Given problem – Give the data again exactly as written, skipping any pictures.

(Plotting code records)
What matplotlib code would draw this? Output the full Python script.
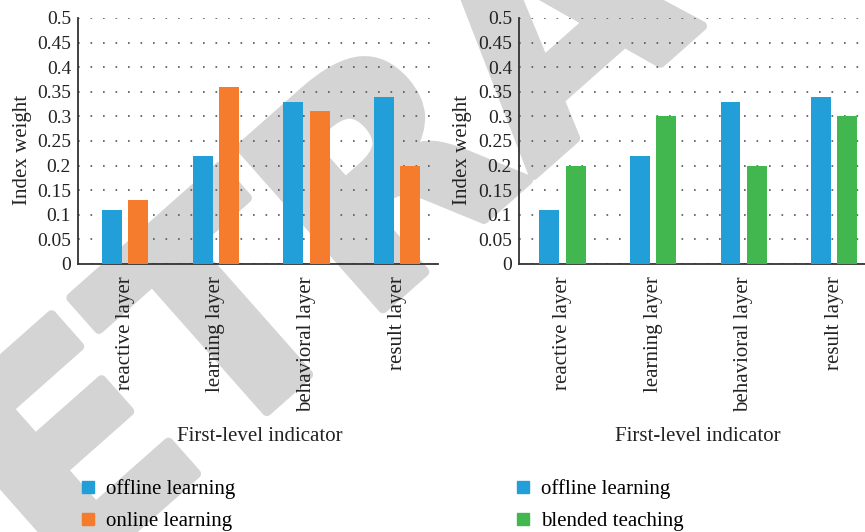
import numpy as np
import matplotlib
matplotlib.use("Agg")
import matplotlib.pyplot as plt
import matplotlib.patheffects as pe
from matplotlib.lines import Line2D

# --- DATA ---
categories = ["reactive layer", "learning layer", "behavioral layer", "result layer"]
offline_learning = [0.11, 0.22, 0.33, 0.34]
online_learning = [0.13, 0.36, 0.31, 0.20]
blended_teaching = [0.20, 0.30, 0.20, 0.30]
y_ticks = [0, 0.05, 0.1, 0.15, 0.2, 0.25, 0.3, 0.35, 0.4, 0.45, 0.5]
y_tick_labels = ["0", "0.05", "0.1", "0.15", "0.2", "0.25", "0.3", "0.35", "0.4", "0.45", "0.5"]

# --- STYLE ---
blue = "#229fd9"
orange = "#f47c2c"
green = "#42b64f"
wm_grey = "#d4d4d4"
serif = ["Liberation Serif", "DejaVu Serif"]
plt.rcParams["font.family"] = serif

fig = plt.figure(figsize=(8.65, 5.32), dpi=100)

# watermark behind everything
fig.text(0.655, 0.93, "RETRACTED", fontsize=212, color=wm_grey, rotation=41.5,
         ha="center", va="center", family="DejaVu Sans", fontweight="bold", zorder=-5,
         path_effects=[pe.withStroke(linewidth=7, foreground=wm_grey)])

ax1 = fig.add_axes([0.0902, 0.5038, 0.4162, 0.4624])
ax2 = fig.add_axes([0.600, 0.5038, 0.400, 0.4624])

x = np.arange(len(categories))
bar_w = 0.22
off = 0.145


def style_axis(ax, xlim, ylab_x, xlab_x):
    ax.set_facecolor("none")
    ax.set_ylim(0, 0.5)
    ax.set_xlim(*xlim)
    ax.set_yticks(y_ticks)
    ax.set_yticklabels(y_tick_labels, fontsize=14, color="#222222")
    ax.set_xticks(x)
    ax.set_xticklabels(categories, rotation=90, fontsize=15, color="#222222", va="top")
    ax.tick_params(axis="both", length=0)
    ax.tick_params(axis="x", pad=9)
    ax.tick_params(axis="y", pad=5)
    for s in ["top", "right"]:
        ax.spines[s].set_visible(False)
    for s in ["left", "bottom"]:
        ax.spines[s].set_color("#333333")
        ax.spines[s].set_linewidth(1.3)
    ax.yaxis.grid(True, linestyle=(0, (1, 6.5)), linewidth=1.2, color="#555555")
    ax.set_axisbelow(True)
    ax.set_ylabel("Index weight", fontsize=15, color="#222222")
    ax.yaxis.set_label_coords(ylab_x, 0.463)
    ax.set_xlabel("First-level indicator", fontsize=15, color="#222222")
    ax.xaxis.set_label_coords(xlab_x, -0.662)


ax1.bar(x - off, offline_learning, bar_w, color=blue, zorder=3)
ax1.bar(x + off, online_learning, bar_w, color=orange, zorder=3)
style_axis(ax1, (-0.52, 3.45), -0.128, 0.504)

ax2.bar(x - off, offline_learning, bar_w, color=blue, zorder=3)
ax2.bar(x + off, blended_teaching, bar_w, color=green, zorder=3)
style_axis(ax2, (-0.48, 3.34), -0.135, 0.517)


def legend_at(xpos, labels, colors):
    handles = [Line2D([], [], marker="s", markersize=9, linestyle="none",
                      color=c) for c in colors]
    fig.legend(handles, labels, loc="upper left", bbox_to_anchor=(xpos, 0.115),
               frameon=False, fontsize=15, handlelength=0.8, handletextpad=0.5,
               labelspacing=0.6, borderaxespad=0)


legend_at(0.082, ["offline learning", "online learning"], [blue, orange])
legend_at(0.585, ["offline learning", "blended teaching"], [blue, green])

fig.savefig("out.png", dpi=100)
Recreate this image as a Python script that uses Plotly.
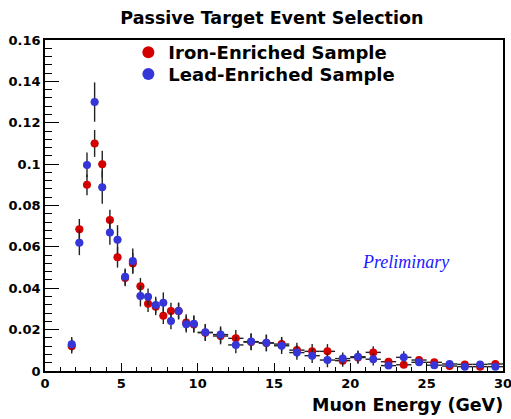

Result of this exercise –
What matplotlib code would draw this? Output the full Python script.
import numpy as np
import matplotlib
matplotlib.use("Agg")
import matplotlib.pyplot as plt
import matplotlib.patheffects as pe
from matplotlib.lines import Line2D

# --- DATA ---
categories = ["reactive layer", "learning layer", "behavioral layer", "result layer"]
offline_learning = [0.11, 0.22, 0.33, 0.34]
online_learning = [0.13, 0.36, 0.31, 0.20]
blended_teaching = [0.20, 0.30, 0.20, 0.30]
y_ticks = [0, 0.05, 0.1, 0.15, 0.2, 0.25, 0.3, 0.35, 0.4, 0.45, 0.5]
y_tick_labels = ["0", "0.05", "0.1", "0.15", "0.2", "0.25", "0.3", "0.35", "0.4", "0.45", "0.5"]

# --- STYLE ---
blue = "#229fd9"
orange = "#f47c2c"
green = "#42b64f"
wm_grey = "#d4d4d4"
serif = ["Liberation Serif", "DejaVu Serif"]
plt.rcParams["font.family"] = serif

fig = plt.figure(figsize=(8.65, 5.32), dpi=100)

# watermark behind everything
fig.text(0.655, 0.93, "RETRACTED", fontsize=212, color=wm_grey, rotation=41.5,
         ha="center", va="center", family="DejaVu Sans", fontweight="bold", zorder=-5,
         path_effects=[pe.withStroke(linewidth=7, foreground=wm_grey)])

ax1 = fig.add_axes([0.0902, 0.5038, 0.4162, 0.4624])
ax2 = fig.add_axes([0.600, 0.5038, 0.400, 0.4624])

x = np.arange(len(categories))
bar_w = 0.22
off = 0.145


def style_axis(ax, xlim, ylab_x, xlab_x):
    ax.set_facecolor("none")
    ax.set_ylim(0, 0.5)
    ax.set_xlim(*xlim)
    ax.set_yticks(y_ticks)
    ax.set_yticklabels(y_tick_labels, fontsize=14, color="#222222")
    ax.set_xticks(x)
    ax.set_xticklabels(categories, rotation=90, fontsize=15, color="#222222", va="top")
    ax.tick_params(axis="both", length=0)
    ax.tick_params(axis="x", pad=9)
    ax.tick_params(axis="y", pad=5)
    for s in ["top", "right"]:
        ax.spines[s].set_visible(False)
    for s in ["left", "bottom"]:
        ax.spines[s].set_color("#333333")
        ax.spines[s].set_linewidth(1.3)
    ax.yaxis.grid(True, linestyle=(0, (1, 6.5)), linewidth=1.2, color="#555555")
    ax.set_axisbelow(True)
    ax.set_ylabel("Index weight", fontsize=15, color="#222222")
    ax.yaxis.set_label_coords(ylab_x, 0.463)
    ax.set_xlabel("First-level indicator", fontsize=15, color="#222222")
    ax.xaxis.set_label_coords(xlab_x, -0.662)


ax1.bar(x - off, offline_learning, bar_w, color=blue, zorder=3)
ax1.bar(x + off, online_learning, bar_w, color=orange, zorder=3)
style_axis(ax1, (-0.52, 3.45), -0.128, 0.504)

ax2.bar(x - off, offline_learning, bar_w, color=blue, zorder=3)
ax2.bar(x + off, blended_teaching, bar_w, color=green, zorder=3)
style_axis(ax2, (-0.48, 3.34), -0.135, 0.517)


def legend_at(xpos, labels, colors):
    handles = [Line2D([], [], marker="s", markersize=9, linestyle="none",
                      color=c) for c in colors]
    fig.legend(handles, labels, loc="upper left", bbox_to_anchor=(xpos, 0.115),
               frameon=False, fontsize=15, handlelength=0.8, handletextpad=0.5,
               labelspacing=0.6, borderaxespad=0)


legend_at(0.082, ["offline learning", "online learning"], [blue, orange])
legend_at(0.585, ["offline learning", "blended teaching"], [blue, green])

fig.savefig("out.png", dpi=100)
Recreate this image as a Python script that uses Plotly.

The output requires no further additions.